→ WHAT IS ASKED
Quote from the first line below through the line that contains "(0,0) rectangle (842,1079);", both included, and leave the pictures out.

**** PROVIDED MATERIAL

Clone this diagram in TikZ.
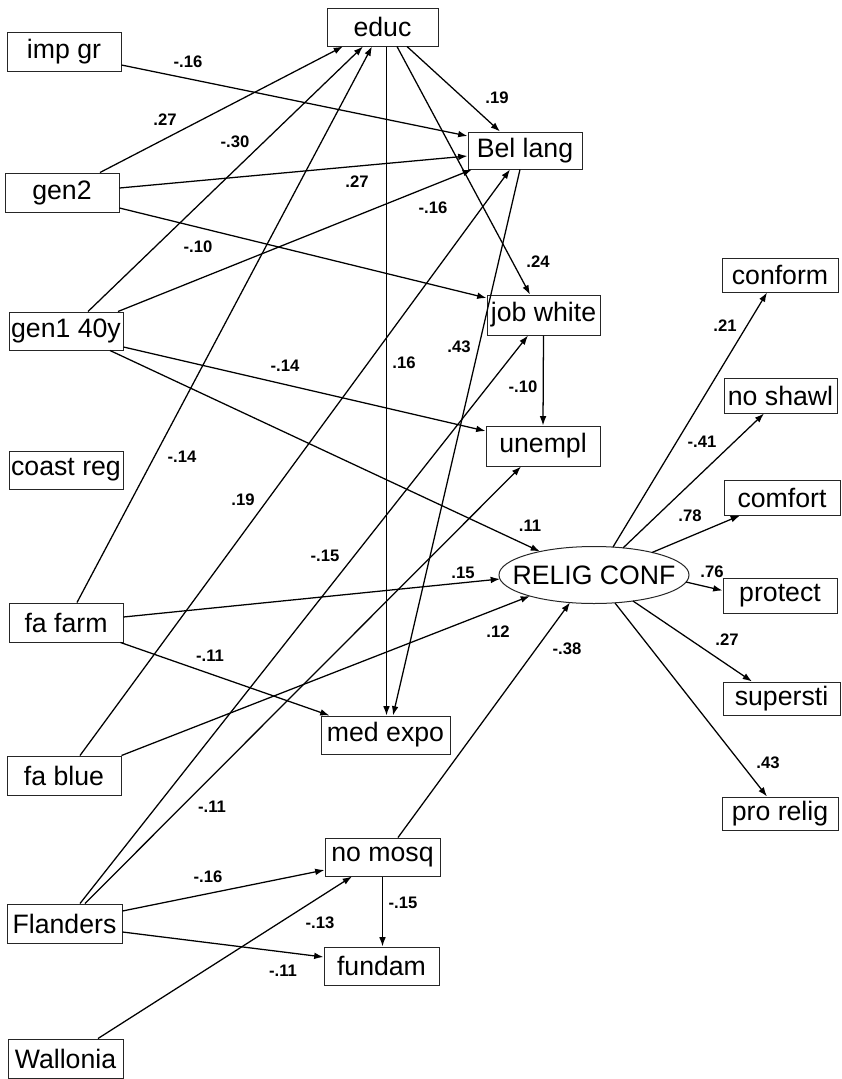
\documentclass[tikz,border=0pt]{standalone}
\usepackage{fontspec}
\setmainfont{Liberation Sans}
\usetikzlibrary{shapes.geometric,arrows.meta,calc}

\begin{document}
\begin{tikzpicture}[x=0.75pt,y=-0.75pt,
  var/.style={draw=black!85, line width=0.75pt, inner sep=0pt,
    minimum width=85.5pt, minimum height=28.5pt,
    font=\fontsize{20}{24}\selectfont},
  bw/.style={minimum width={#1*0.75pt}},
  bh/.style={minimum height={#1*0.75pt}},
  link/.style={draw=black, line width=0.95pt, -{Latex[length=7pt,width=5pt]}},
  coef/.style={font=\fontsize{12.5}{14}\selectfont\bfseries, inner sep=0pt}
]
\useasboundingbox (0,0) rectangle (842,1079);

% exogenous variables (left column)
\node[var,bw=114,bh=39] (impgr)    at (64,51.5)    {imp gr};
\node[var,bw=114,bh=39] (gen2)     at (62,192.5)   {gen2};
\node[var,bw=114,bh=38] (gen1)     at (66,331)     {gen1 40y};
\node[var,bw=114,bh=38] (coast)    at (66,470)     {coast reg};
\node[var,bw=114,bh=39] (fafarm)   at (66,622.5)   {fa farm};
\node[var,bw=114,bh=39] (fablue)   at (64,775.5)   {fa blue};
\node[var,bw=115,bh=39] (flanders) at (64.5,923.5) {Flanders};
\node[var,bw=115,bh=39] (wallonia) at (65.5,1058.5){Wallonia};

% mediating variables
\node[var,bw=111,bh=38] (educ)     at (382.5,27)   {educ};
\node[var,bw=114,bh=37] (bellang)  at (525,150.5)  {Bel lang};
\node[var,bw=113,bh=40] (jobwhite) at (543.5,315)  {job white};
\node[var,bw=114,bh=40] (unempl)   at (543,446)    {unempl};
\node[var,bw=129,bh=38] (medexpo)  at (385.5,735)  {med expo};
\node[var,bw=115,bh=38] (nomosq)   at (382.5,857)  {no mosq};
\node[var,bw=115,bh=38] (fundam)   at (381.5,966)  {fundam};

% latent factor and its indicators
\node[draw=black!85, line width=0.75pt, ellipse, inner sep=0pt,
      minimum width={190*0.75pt}, minimum height={57*0.75pt},
      font=\fontsize{20}{24}\selectfont] (relig) at (594,575) {\makebox[0pt]{RELIG CONF}};
\node[var,bw=116,bh=34] (conform)  at (780,275)    {conform};
\node[var,bw=113,bh=35] (noshawl)  at (780.5,395.5){no shawl};
\node[var,bw=116,bh=35] (comfort)  at (782,497.5)  {comfort};
\node[var,bw=114,bh=35] (protect)  at (780,595.5)  {protect};
\node[var,bw=117,bh=33] (supersti) at (781.5,698.5){supersti};
\node[var,bw=116,bh=33] (prorelig) at (780,813.5)  {pro relig};

% paths from background variables
\draw[link] ($(impgr.east)+(0,13.5)$)   -- ($(bellang.west)+(0,-14.5)$);
\draw[link] ($(gen2.north)+(38,0)$)     -- ($(educ.south)+(-39.5,0)$);
\draw[link] ($(gen2.east)+(0,-4.5)$)    -- ($(bellang.west)+(0,5.5)$);
\draw[link] ($(gen2.east)+(0,15.5)$)    -- ($(jobwhite.west)+(0,-17)$);
\draw[link] ($(gen1.north)+(22,0)$)     -- ($(educ.south)+(-19.5,0)$);
\draw[link] ($(gen1.north)+(52,0)$)     -- ($(bellang.south)+(-53,0)$);
\draw[link] ($(gen1.east)+(0,16)$)      -- ($(unempl.west)+(0,-15)$);
\draw[link] ($(gen1.south)+(44,0)$)     -- ($(relig.center)+(-54,-23.5)$);
\draw[link] ($(fafarm.north)+(11,0)$)   -- ($(educ.south)+(-10.5,0)$);
\draw[link] ($(fafarm.east)+(0,-5.5)$)  -- ($(relig.center)+(-94,4)$);
\draw[link] ($(fafarm.south east)+(-3,0)$) -- ($(medexpo.north west)+(9,0)$);
\draw[link] ($(fablue.north)+(16,0)$)   -- ($(bellang.south)+(-15,0)$);
\draw[link] (fablue.north east)         -- ($(relig.center)+(-64,21)$);
\draw[link] ($(flanders.north)+(15.5,0)$) -- ($(jobwhite.south)+(-15.5,0)$);
\draw[link] ($(flanders.north)+(20.5,0)$) -- ($(unempl.south)+(-22,0)$);
\draw[link] ($(flanders.east)+(0,-12.5)$) -- ($(nomosq.west)+(0,13)$);
\draw[link] ($(flanders.east)+(0,8.5)$)   -- ($(fundam.west)+(0,-9)$);
\draw[link] ($(wallonia.north)+(32.5,0)$) -- ($(nomosq.south)+(-30.5,0)$);

% paths between mediators
\draw[link] ($(educ.south)+(24.5,0)$)   -- ($(bellang.north)+(-25,0)$);
\draw[link] ($(educ.south)+(14.5,0)$)   -- ($(jobwhite.north)+(-13.5,0)$);
\draw[link] ($(educ.south)+(4,0)$)      -- ($(medexpo.north)+(1,0)$);
\draw[link] ($(bellang.south)+(-5,0)$)  -- ($(medexpo.north)+(7.5,0)$);
\draw[link] (jobwhite.south)            -- (unempl.north);
\draw[link] (nomosq.south)              -- (nomosq.south |- fundam.north);
\draw[link] ($(nomosq.north)+(15.5,0)$) -- ($(relig.center)+(-24,27.5)$);

% factor loadings
\draw[link] ($(relig.center)+(19,-28)$)  -- ($(conform.south)+(-13,0)$);
\draw[link] ($(relig.center)+(29,-27)$)  -- ($(noshawl.south)+(-16.5,0)$);
\draw[link] ($(relig.center)+(58,-22.5)$) -- ($(comfort.south)+(-42,0)$);
\draw[link] ($(relig.center)+(92,7)$)    -- ($(protect.west)+(0,-5)$);
\draw[link] ($(relig.center)+(39,26)$)   -- ($(supersti.north)+(-29.5,0)$);
\draw[link] ($(relig.center)+(21,28)$)   -- ($(prorelig.north)+(-13,0)$);

% coefficients
\node[coef] at (188,62)  {-.16};
\node[coef] at (165,120) {.27};
\node[coef] at (235,142) {-.30};
\node[coef] at (357,182) {.27};
\node[coef] at (198,247) {-.10};
\node[coef] at (433,208) {-.16};
\node[coef] at (497,98)  {.19};
\node[coef] at (538,262) {.24};
\node[coef] at (285,366) {-.14};
\node[coef] at (404,363) {.16};
\node[coef] at (182,457) {-.14};
\node[coef] at (243,500) {.19};
\node[coef] at (459,347) {.43};
\node[coef] at (523,387) {-.10};
\node[coef] at (725,326) {.21};
\node[coef] at (702,442) {-.41};
\node[coef] at (690,516) {.78};
\node[coef] at (530,526) {.11};
\node[coef] at (325,556) {-.15};
\node[coef] at (210,656) {-.11};
\node[coef] at (212,807) {-.11};
\node[coef] at (463,573) {.15};
\node[coef] at (498,632) {.12};
\node[coef] at (567,649) {-.38};
\node[coef] at (712,572) {.76};
\node[coef] at (727,640) {.27};
\node[coef] at (768,763) {.43};
\node[coef] at (208,877) {-.16};
\node[coef] at (320,923) {-.13};
\node[coef] at (283,971) {-.11};
\node[coef] at (403,903) {-.15};
\end{tikzpicture}
\end{document}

********

→ TASK RESULT
Clone this diagram in TikZ.
\documentclass[tikz,border=0pt]{standalone}
\usepackage{fontspec}
\setmainfont{Liberation Sans}
\usetikzlibrary{shapes.geometric,arrows.meta,calc}

\begin{document}
\begin{tikzpicture}[x=0.75pt,y=-0.75pt,
  var/.style={draw=black!85, line width=0.75pt, inner sep=0pt,
    minimum width=85.5pt, minimum height=28.5pt,
    font=\fontsize{20}{24}\selectfont},
  bw/.style={minimum width={#1*0.75pt}},
  bh/.style={minimum height={#1*0.75pt}},
  link/.style={draw=black, line width=0.95pt, -{Latex[length=7pt,width=5pt]}},
  coef/.style={font=\fontsize{12.5}{14}\selectfont\bfseries, inner sep=0pt}
]
\useasboundingbox (0,0) rectangle (842,1079);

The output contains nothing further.